SUPPLIED DATA:
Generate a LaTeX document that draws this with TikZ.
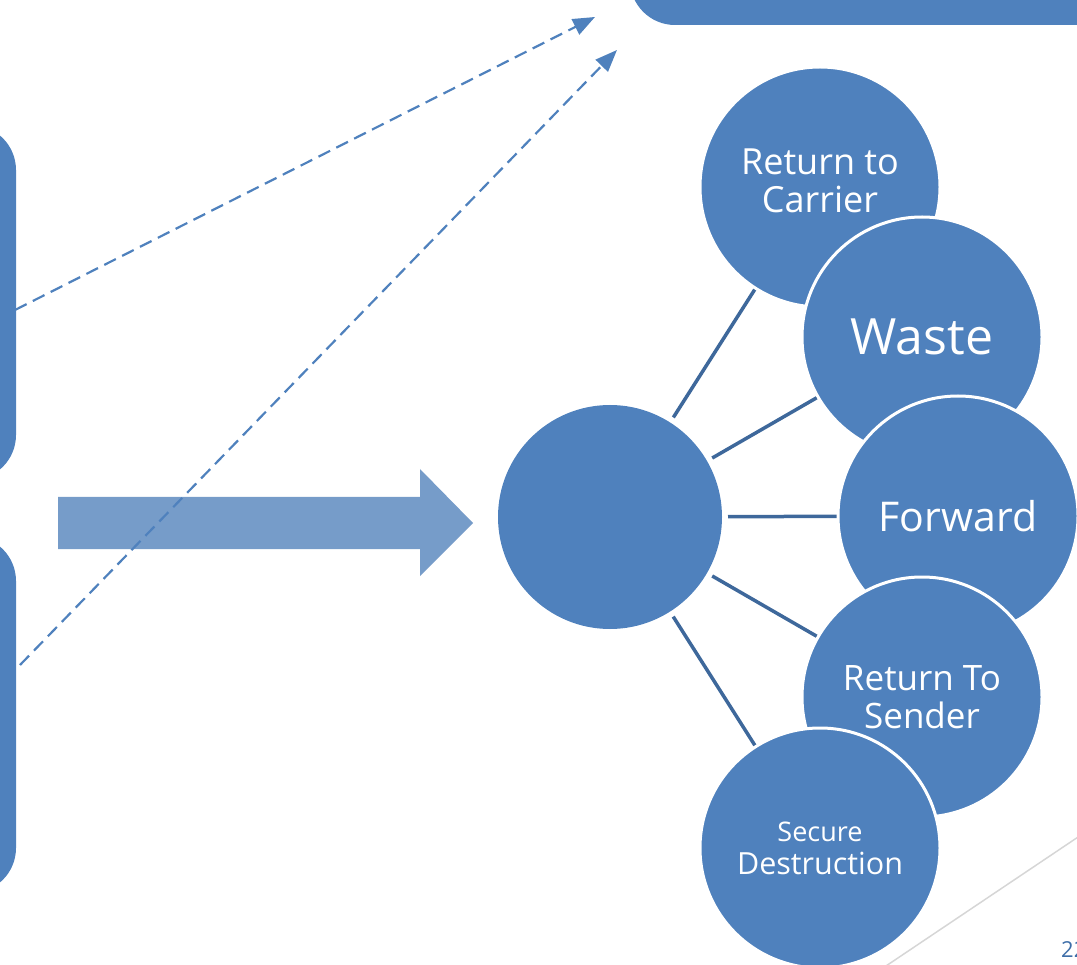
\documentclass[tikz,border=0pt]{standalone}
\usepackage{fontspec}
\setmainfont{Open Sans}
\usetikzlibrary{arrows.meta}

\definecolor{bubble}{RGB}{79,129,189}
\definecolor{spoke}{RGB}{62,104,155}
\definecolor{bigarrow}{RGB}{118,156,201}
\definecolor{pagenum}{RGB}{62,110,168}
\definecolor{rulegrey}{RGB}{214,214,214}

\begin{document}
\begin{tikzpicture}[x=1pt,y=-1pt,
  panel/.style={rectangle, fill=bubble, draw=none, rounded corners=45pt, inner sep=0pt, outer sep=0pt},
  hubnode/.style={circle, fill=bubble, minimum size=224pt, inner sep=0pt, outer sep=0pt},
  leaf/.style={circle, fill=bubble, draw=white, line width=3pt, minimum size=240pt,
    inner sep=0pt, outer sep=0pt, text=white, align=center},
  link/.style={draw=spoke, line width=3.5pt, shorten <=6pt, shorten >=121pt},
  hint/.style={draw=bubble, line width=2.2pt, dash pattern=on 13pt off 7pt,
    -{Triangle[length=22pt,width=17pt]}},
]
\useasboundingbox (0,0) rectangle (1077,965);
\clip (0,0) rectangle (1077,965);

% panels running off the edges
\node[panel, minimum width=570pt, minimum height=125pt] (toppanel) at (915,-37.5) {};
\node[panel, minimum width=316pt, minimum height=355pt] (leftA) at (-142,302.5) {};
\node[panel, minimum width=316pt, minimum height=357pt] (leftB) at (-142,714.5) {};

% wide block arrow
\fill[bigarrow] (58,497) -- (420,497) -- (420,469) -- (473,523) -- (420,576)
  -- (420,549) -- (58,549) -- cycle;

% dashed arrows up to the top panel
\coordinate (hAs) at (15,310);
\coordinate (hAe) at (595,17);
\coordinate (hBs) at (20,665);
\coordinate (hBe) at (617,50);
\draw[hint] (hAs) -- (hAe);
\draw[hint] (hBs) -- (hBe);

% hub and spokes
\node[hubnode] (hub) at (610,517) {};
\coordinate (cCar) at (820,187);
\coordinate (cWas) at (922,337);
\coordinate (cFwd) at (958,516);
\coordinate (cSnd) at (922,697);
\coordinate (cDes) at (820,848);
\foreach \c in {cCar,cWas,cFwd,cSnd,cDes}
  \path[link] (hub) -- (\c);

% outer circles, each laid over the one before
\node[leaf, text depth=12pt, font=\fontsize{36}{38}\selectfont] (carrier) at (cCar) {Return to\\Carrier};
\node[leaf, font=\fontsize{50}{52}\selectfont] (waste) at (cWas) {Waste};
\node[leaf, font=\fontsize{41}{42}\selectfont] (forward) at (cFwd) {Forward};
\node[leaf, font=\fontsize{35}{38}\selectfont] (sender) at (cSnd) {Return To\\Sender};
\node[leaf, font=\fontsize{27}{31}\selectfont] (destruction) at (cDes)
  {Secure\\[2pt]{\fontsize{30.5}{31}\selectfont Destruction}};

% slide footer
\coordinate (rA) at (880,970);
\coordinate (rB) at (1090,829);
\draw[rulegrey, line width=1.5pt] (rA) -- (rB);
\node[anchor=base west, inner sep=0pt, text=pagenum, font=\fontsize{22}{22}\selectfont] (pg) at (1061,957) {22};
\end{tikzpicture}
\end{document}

WRITTEN EXERCISE: Write out exactly the opening lines of the data, stopping after the line that holds "width=316pt, minimum height=357pt]". Exclude pictures.

EXERCISE ANSWER:
Generate a LaTeX document that draws this with TikZ.
\documentclass[tikz,border=0pt]{standalone}
\usepackage{fontspec}
\setmainfont{Open Sans}
\usetikzlibrary{arrows.meta}

\definecolor{bubble}{RGB}{79,129,189}
\definecolor{spoke}{RGB}{62,104,155}
\definecolor{bigarrow}{RGB}{118,156,201}
\definecolor{pagenum}{RGB}{62,110,168}
\definecolor{rulegrey}{RGB}{214,214,214}

\begin{document}
\begin{tikzpicture}[x=1pt,y=-1pt,
  panel/.style={rectangle, fill=bubble, draw=none, rounded corners=45pt, inner sep=0pt, outer sep=0pt},
  hubnode/.style={circle, fill=bubble, minimum size=224pt, inner sep=0pt, outer sep=0pt},
  leaf/.style={circle, fill=bubble, draw=white, line width=3pt, minimum size=240pt,
    inner sep=0pt, outer sep=0pt, text=white, align=center},
  link/.style={draw=spoke, line width=3.5pt, shorten <=6pt, shorten >=121pt},
  hint/.style={draw=bubble, line width=2.2pt, dash pattern=on 13pt off 7pt,
    -{Triangle[length=22pt,width=17pt]}},
]
\useasboundingbox (0,0) rectangle (1077,965);
\clip (0,0) rectangle (1077,965);

% panels running off the edges
\node[panel, minimum width=570pt, minimum height=125pt] (toppanel) at (915,-37.5) {};
\node[panel, minimum width=316pt, minimum height=355pt] (leftA) at (-142,302.5) {};
\node[panel, minimum width=316pt, minimum height=357pt] (leftB) at (-142,714.5) {};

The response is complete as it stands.